Liberals like to play games with statistics and
they like to name things to gain acceptance of their scams. They are like the
statistician who told you the lake had a mean depth of 3 feet, so they could
watch you drown.
I went
looking for a report on US Population by Age and found none that simply listed
this. It would be a simple list of how many people were born in each particular
year from 1900 to 2018. Instead, I got population numbers by grouping with
names that made me suspicious. Liberals are like all other incompetent
criminals, they leave clues.
One
website that didn’t look so “progressive” listed “generations back to 1871-1889
and called them “The New Worlders” commenting on high US immigration needed to
work in the Industrial Revolution. It also added the 1890 – 1908 groups and
called them “The Hard Timers”. This is the group who saw the inventions of the
Industrial Revolution become reality and this was called “The Gay Nineties”. I
think progressives like to claim this name to justify their socialist programs
in 1913.
When I
saw “The Greatest Generation”, born before 1928, I knew that this group fought
in World War I and World War II. This group saw the 1929 stock market crash,
the Great Depression and Dust Bowl droughts of the 1930s.
When I
saw “The Silent Generation” born from 1928 to 1945, the explanation for the
name was that the people in this group were not “activists”, meaning that they were
not rioting “progressives” and were busy working. One website said they were
born from 1925 to 1945. Another website calls them “The Lucky Few” and puts
them from 1929 and 1945. This included the children of the Great Depression
from 1928 to 1940 and the full-employment workforce from 1940 to 1945 that
supported the “war effort” for World War II.
I was
born in 1943. My aunts and uncles were born from 1915 to 1930. They saw the
introduction of the new inventions like the telephone, the radio and the Great
Depression. I was a teenager in the
1950s and 1960s and saw left-wing protests and race riots and the Vietnam War.
I graduated college in 1965, got married and went to work.

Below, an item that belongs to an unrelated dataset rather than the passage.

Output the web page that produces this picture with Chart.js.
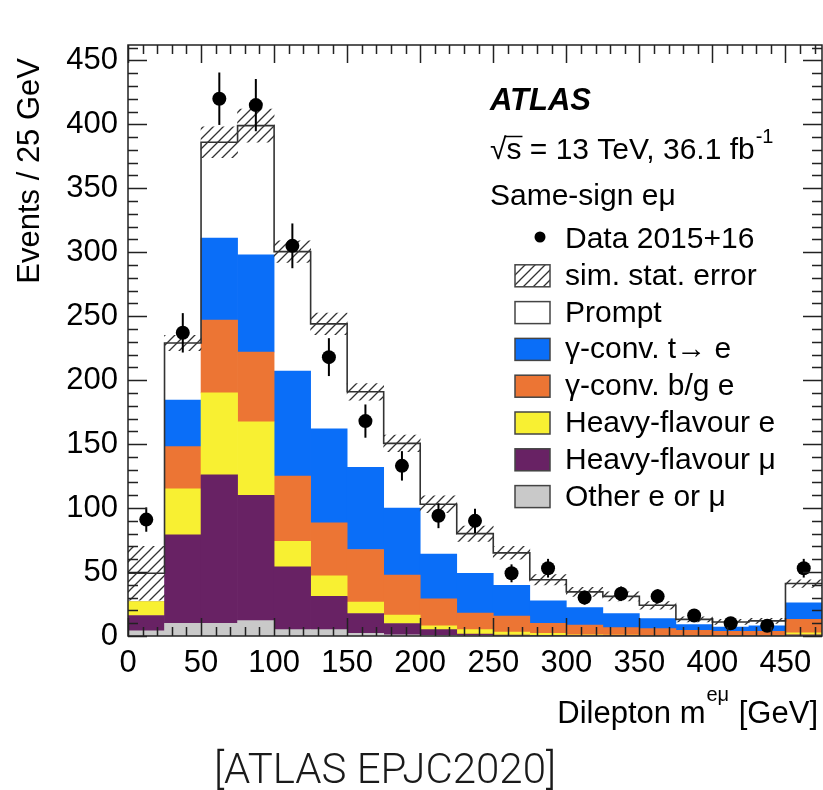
<!DOCTYPE html>
<html>
<head>
<meta charset="utf-8">
<title>Same-sign e-mu dilepton mass</title>
<script src="https://cdn.jsdelivr.net/npm/chart.js@4.4.1/dist/chart.umd.min.js"></script>
<style>
  html, body { margin: 0; padding: 0; background: #fff; }
  #wrap { width: 823px; height: 790px; }
</style>
</head>
<body>
<div id="wrap"><canvas id="myChart" width="823" height="790"></canvas></div>
<script>
// 25 GeV bins, low edges (last bin carries the overflow)
const binLow = [0, 25, 50, 75, 100, 125, 150, 175, 200, 225, 250, 275, 300, 325, 350, 375, 400, 425, 450];
const binWidth = 25;

// observed events and their errors
const data2016 = [91, 237, 420, 415, 305, 218, 168, 133, 94, 90, 49, 53, 30, 33, 31, 16, 10, 8, 53];
const dataErr  = [9.5, 15.4, 20.5, 20.4, 17.5, 14.8, 13, 11.5, 9.7, 9.5, 7, 7.3, 5.5, 5.7, 5.6, 4, 3.2, 2.8, 7.3];

// simulated components, stacked bottom to top
const otherLep = [4, 10, 10, 12, 5, 5, 2, 1, 0.5, 0.3, 0.2, 0.1, 0.1, 0, 0, 0, 0, 0, 0.1];
const hfMuon   = [12, 69, 116, 98, 49, 26, 15.6, 8.8, 4.5, 1.2, 0.6, 0.4, 0.3, 0.3, 0.2, 0.2, 0.1, 0.1, 0.9];
const hfElec   = [11, 36, 64, 57.5, 20, 16, 9, 6.5, 3, 3.5, 2.2, 1.5, 0.6, 0.5, 0.4, 0.3, 0.3, 0.3, 1.5];
const convBG   = [0, 33, 57, 54.5, 51, 41.5, 41, 31.3, 21, 13, 12.5, 8, 7.5, 5.8, 5.2, 4, 3.3, 3.3, 10.5];
const convTop  = [0, 36.5, 64, 76, 82, 73.5, 64.3, 52.4, 35, 31, 24.2, 17.5, 13.8, 11, 7.9, 4.5, 3.3, 4.3, 13];
const prompt   = [22, 44.5, 75, 101, 93.5, 82, 59, 50.6, 39, 31, 25.3, 16.5, 12.2, 13.4, 10.3, 4, 4, 3.8, 15];
const simStatErr = [21, 6, 12, 13, 8.5, 8.5, 6.5, 6.5, 6.5, 6, 5, 4, 3.5, 3.5, 3, 2, 2, 2, 3];

const xTickLabels = [0, 50, 100, 150, 200, 250, 300, 350, 400, 450];
const yTickLabels = [0, 50, 100, 150, 200, 250, 300, 350, 400, 450];

const FONT = "'Liberation Sans', Arial, Helvetica, sans-serif";

const total = binLow.map((_, i) =>
  otherLep[i] + hfMuon[i] + hfElec[i] + convBG[i] + convTop[i] + prompt[i]);

function makeHatch() {
  const c = document.createElement('canvas');
  c.width = 10; c.height = 10;
  const g = c.getContext('2d');
  g.strokeStyle = '#333';
  g.lineWidth = 1.3;
  g.beginPath();
  g.moveTo(-1, 11); g.lineTo(11, -1);
  g.moveTo(-1, 1); g.lineTo(1, -1);
  g.moveTo(9, 11); g.lineTo(11, 9);
  g.stroke();
  return g.createPattern(c, 'repeat');
}
const hatch = makeHatch();

function stackBar(label, values, color, row) {
  return {
    type: 'bar', label: label, data: values,
    backgroundColor: color, borderWidth: 0,
    xAxisID: 'xb', yAxisID: 'y', stack: 'mc', order: 4, grouped: false,
    barPercentage: 1, categoryPercentage: 1,
    legendRow: row
  };
}

const datasets = [
  {
    type: 'scatter', label: 'Data 2015+16',
    data: data2016.map((v, i) => ({ x: binLow[i] + binWidth / 2, y: v })),
    xAxisID: 'x', yAxisID: 'yh', order: 0,
    pointRadius: 7, pointHoverRadius: 7,
    pointBackgroundColor: '#000', pointBorderColor: '#000', pointBorderWidth: 0,
    legendRow: 0
  },
  {
    type: 'line', label: 'total',
    data: binLow.map((x, i) => ({ x: x, y: total[i] }))
      .concat([{ x: binLow[binLow.length - 1] + binWidth, y: total[total.length - 1] }]),
    xAxisID: 'x', yAxisID: 'yh', order: 1,
    stepped: 'before', borderColor: '#333', borderWidth: 1.6,
    pointRadius: 0, fill: false
  },
  {
    type: 'bar', label: 'sim. stat. error',
    data: total.map((t, i) => [t - simStatErr[i], t + simStatErr[i]]),
    xAxisID: 'xb', yAxisID: 'yh', order: 2, grouped: false,
    backgroundColor: hatch, borderWidth: 0,
    barPercentage: 1, categoryPercentage: 1,
    legendRow: 1
  },
  stackBar('Other e or \u03bc', otherLep, '#c9c9c9', 7),
  stackBar('Heavy-flavour \u03bc', hfMuon, '#682264', 6),
  stackBar('Heavy-flavour e', hfElec, '#f8f032', 5),
  stackBar('\u03b3-conv. b/g e', convBG, '#ec7534', 4),
  stackBar('\u03b3-conv. t\u2192 e', convTop, '#0a6ef8', 3),
  stackBar('Prompt', prompt, '#ffffff', 2)
];

const tickFont = { family: FONT, size: 31 };

// ROOT-style frame: inward ticks on all four sides, texts and legend
const atlasDecor = {
  id: 'atlasDecor',
  afterDatasetsDraw(chart) {
    const { ctx, chartArea: a, scales } = chart;
    const xs = scales.x, ys = scales.y;
    ctx.save();

    ctx.strokeStyle = '#000';
    ctx.lineWidth = 2;
    data2016.forEach((v, i) => {
      const px = xs.getPixelForValue(binLow[i] + binWidth / 2);
      ctx.beginPath();
      ctx.moveTo(px, ys.getPixelForValue(v - dataErr[i]));
      ctx.lineTo(px, ys.getPixelForValue(v + dataErr[i]));
      ctx.stroke();
    });

    ctx.strokeStyle = '#222';
    ctx.lineWidth = 1.5;
    ctx.beginPath();
    for (let v = 0; v <= ys.max; v += 10) {
      const py = Math.round(ys.getPixelForValue(v)) + 0.5;
      const len = v % 50 === 0 ? 19 : 10;
      ctx.moveTo(a.left, py); ctx.lineTo(a.left + len, py);
      ctx.moveTo(a.right, py); ctx.lineTo(a.right - len, py);
    }
    for (let v = 0; v <= xs.max; v += 10) {
      const px = Math.round(xs.getPixelForValue(v)) + 0.5;
      const len = v % 50 === 0 ? 18 : 9;
      ctx.moveTo(px, a.bottom); ctx.lineTo(px, a.bottom - len);
      ctx.moveTo(px, a.top); ctx.lineTo(px, a.top + len);
    }
    ctx.stroke();
    ctx.strokeRect(a.left, a.top, a.right - a.left, a.bottom - a.top);
    ctx.restore();
  },
  afterDraw(chart) {
    const ctx = chart.ctx;
    ctx.save();
    ctx.fillStyle = '#000';
    ctx.textBaseline = 'alphabetic';
    ctx.textAlign = 'left';

    // y axis title
    ctx.save();
    ctx.translate(39, 58);
    ctx.rotate(-Math.PI / 2);
    ctx.textAlign = 'right';
    ctx.font = '31px ' + FONT;
    ctx.fillText('Events / 25 GeV', 0, 0);
    ctx.restore();

    // x axis title with superscript
    const xEnd = 818, xBase = 723;
    ctx.font = '31px ' + FONT;
    const wUnit = ctx.measureText(' [GeV]').width;
    ctx.font = '20px ' + FONT;
    const wSup = ctx.measureText('e\u03bc').width + 2;
    ctx.fillText('e\u03bc', xEnd - wUnit - wSup + 1, xBase - 22);
    ctx.font = '31px ' + FONT;
    ctx.fillText(' [GeV]', xEnd - wUnit, xBase);
    ctx.textAlign = 'right';
    ctx.fillText('Dilepton m', xEnd - wUnit - wSup, xBase);
    ctx.textAlign = 'left';

    // labels inside the frame
    ctx.font = 'italic bold 31px ' + FONT;
    ctx.fillText('ATLAS', 490, 110);
    ctx.font = '30px ' + FONT;
    const wRoot = ctx.measureText('\u221a').width;
    const energy = '\u221as = 13 TeV, 36.1 fb';
    ctx.fillText(energy, 490, 159);
    const wS = ctx.measureText('s').width;
    ctx.lineWidth = 1.5;
    ctx.strokeStyle = '#000';
    ctx.beginPath();
    ctx.moveTo(490 + wRoot - 2, 136.5);
    ctx.lineTo(490 + wRoot + wS + 1, 136.5);
    ctx.stroke();
    const wE = ctx.measureText(energy).width;
    ctx.font = '20px ' + FONT;
    ctx.fillText('-1', 490 + wE + 1, 143);
    ctx.font = '30px ' + FONT;
    ctx.fillText('Same-sign e\u03bc', 490, 205);

    // legend
    const rows = chart.data.datasets.filter(d => d.legendRow !== undefined)
      .sort((p, q) => p.legendRow - q.legendRow);
    const boxX = 515, boxW = 35, boxH = 22, textX = 565, firstBase = 248, step = 36.8;
    rows.forEach(d => {
      const base = firstBase + d.legendRow * step;
      if (d.type === 'scatter') {
        ctx.beginPath();
        ctx.arc(540, base - 11, 5.5, 0, Math.PI * 2);
        ctx.fillStyle = '#000';
        ctx.fill();
      } else {
        const top = base - 20;
        ctx.fillStyle = d.backgroundColor;
        ctx.fillRect(boxX, top, boxW, boxH);
        ctx.strokeStyle = '#444';
        ctx.lineWidth = 1.5;
        ctx.strokeRect(boxX, top, boxW, boxH);
      }
      ctx.fillStyle = '#000';
      ctx.font = '30px ' + FONT;
      ctx.fillText(d.label, textX, base);
    });

    // reference note under the plot
    ctx.textAlign = 'center';
    ctx.fillStyle = '#1a1a1a';
    ctx.font = "300 42px Roboto, 'Liberation Sans', sans-serif";
    ctx.fillText('[ATLAS EPJC2020]', 385, 783);
    ctx.restore();
  }
};

const config = {
  data: { labels: binLow.map(String), datasets: datasets },
  options: {
    responsive: false,
    animation: false,
    events: [],
    layout: { autoPadding: false, padding: { left: 0, right: 1, top: 45, bottom: 0 } },
    plugins: { legend: { display: false }, tooltip: { enabled: false } },
    scales: {
      xb: { type: 'category', display: false, stacked: true, offset: true },
      x: {
        type: 'linear', position: 'bottom', min: 0, max: 475,
        grid: { display: false, drawTicks: false }, border: { display: false },
        ticks: { font: tickFont, color: '#000', padding: 9, maxRotation: 0 },
        afterBuildTicks: s => { s.ticks = xTickLabels.map(v => ({ value: v })); },
        afterFit: s => { s.height = 154; s.paddingLeft = 0; s.paddingRight = 0; }
      },
      y: {
        type: 'linear', position: 'left', min: 0, max: 462, stacked: true,
        grid: { display: false, drawTicks: false }, border: { display: false },
        ticks: { font: tickFont, color: '#000', padding: 10 },
        afterBuildTicks: s => { s.ticks = yTickLabels.map(v => ({ value: v })); },
        afterFit: s => { s.width = 128; s.paddingTop = 0; s.paddingBottom = 0; }
      },
      yh: { type: 'linear', display: false, min: 0, max: 462 }
    }
  },
  plugins: [atlasDecor]
};

var myChart = new Chart(document.getElementById('myChart'), config);
</script>
</body>
</html>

There wasn’t much
silence.
The “Baby
Boomers” 1945-1964 were so named, because at the end of World War II in 1945,
the US soldiers came home, got married and had kids and bought houses and cars.
Website 1 - Resident population in the United States in 2017, by generation (in millions). The Greatest Generation (born
before1928) 2.57 million. The Silent Generation (born
1928-1945) 25.68 million, span 17 years. The Baby Boomer Generation (born
1946-1964) 73.47 million, span 18 years.
Generation X (born 1965-1980)
65.71 million, span 15 years
The Millennial Generation (born
1981-1996) 71.86 million, span 15 years. Generation Z(born 1997 and later)
86.43 million, span 21 years
While some generations are known by one
name only, such as the Baby Boomers, names for other generations is a matter of
some dispute among experts. Neil Howe and William Strauss define
recent generational cohorts in the U.S. this way:
Website 2 - The Names of Generations in the U.S.
2000
to present: New Silent Generation or Generation Z, span 18 years
1980
to 2000: Millennials or Generation Y,
span 20 years
1965
to 1979: Thirteeners or Generation X, span 14 years
1946
to 1964: Baby Boomers, span 18 years
1925
to 1945: Silent Generation, span 20 years
1900
to 1924: G.I. Generation, span 24 years
Website 2 - The Population Reference
Bureau provides an
alternate listing and chronology of generational names in the United States:
1983
to 2001: New Boomers, span 18 years
1965
to 1982: Generation X, span 17 years
1946
to 1964: Baby Boomers, span 18 years
1929
to 1945: Lucky Few, span 16 years
1909
to 1928: Good Warriors, span 19 years
1890
to 1908: Hard Timers, span, 18 years
1871
to 1889: New Worlders, span 18 years
I tend to look at our
generations from the 1600s as expanding colonists, the 1700s as rugged
individualists, the 1800s as patriots and winners of the Industrial Revolution,
the 1900s as the destroyers of our free market system.
Norb Leahy, Dunwoody
GA Tea Party Leader
1 comment:
Though historical factors do shape people, I've always been bemused by the whole idea of demographic generations, especially the way they can be less than 25 or even 20 years.
Relative to large-scale demographics, my brother and I were born in different generations. This is just plain silly.
Relative to my home town's culture, my brother and I were baby-boomers (no TV at home before teen years, hated "Miss Mean's" fifth grade math and cheered for Coach Frye's winning team and so on) but my natural sister belongs to a younger generation (grew up with TV, different teachers, etc.). This at least works as a joke.
Generations make sense in relation to a specific family, but even then there's room for overlap. Some people are older than their aunts/uncles.
And yes, there ought to be a reference site *somewhere* that simply lists how many people were born, and how many were admitted as legal immigrants, for each year.